Ethel Smyth (b.1858): Famed for her operas, this trailblazing queer Victorian composer was a larger-than-life socialite, intrepid traveller and committed Suffragette. Rebecca Clarke (b.1886): This talented violist and Pre-Raphaelite beauty was one of the first women ever hired by a professional orchestra, later celebrated for her modernist experimentation.
Dorothy Howell (b.1898): A prodigy who shot to fame at the 1919 Proms, her reputation as the 'English Strauss' never dented her modesty; on retirement, she tended Elgar's grave alone. Doreen Carwithen (b.1922): One of Britain's first woman film composers who scored Elizabeth II's coronation film, her success hid a 20-year affair with her married composition tutor. In their time, these women were celebrities.

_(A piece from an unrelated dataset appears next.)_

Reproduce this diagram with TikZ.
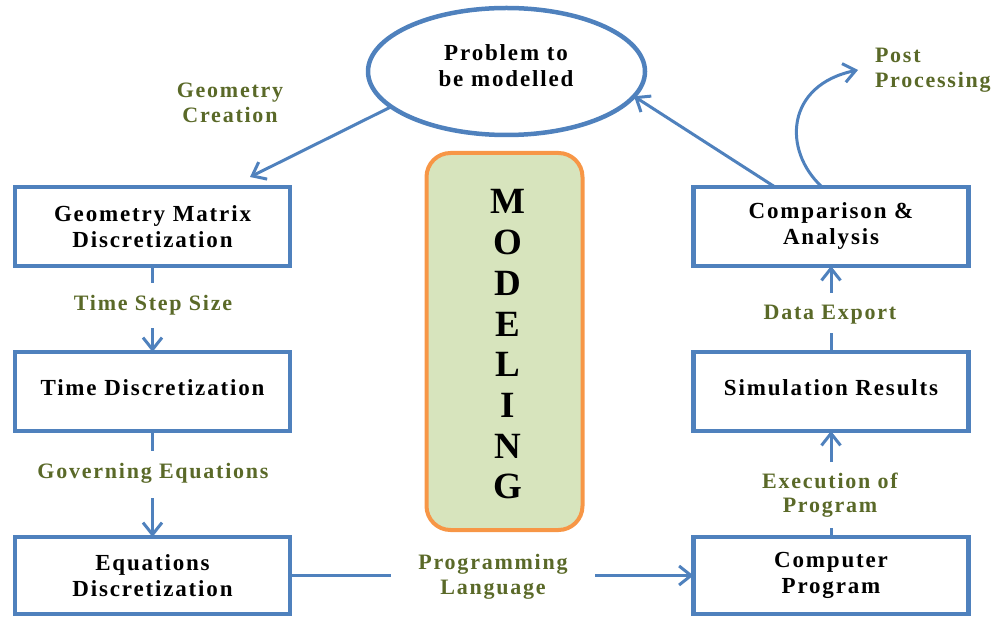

They composed some of the century's most popular music and pioneered creative careers; but today, they are ghostly presences, surviving only as muses and footnotes to male contemporaries like Elgar, Vaughan Williams and Britten - until now. Leah Broad's magnificent group biography resurrects these forgotten voices, recounting lives of rebellion, heartbreak and ambition, and celebrating their musical masterpieces. Lighting up a panoramic sweep of British history over two World Wars, Quartet revolutionises the canon forever.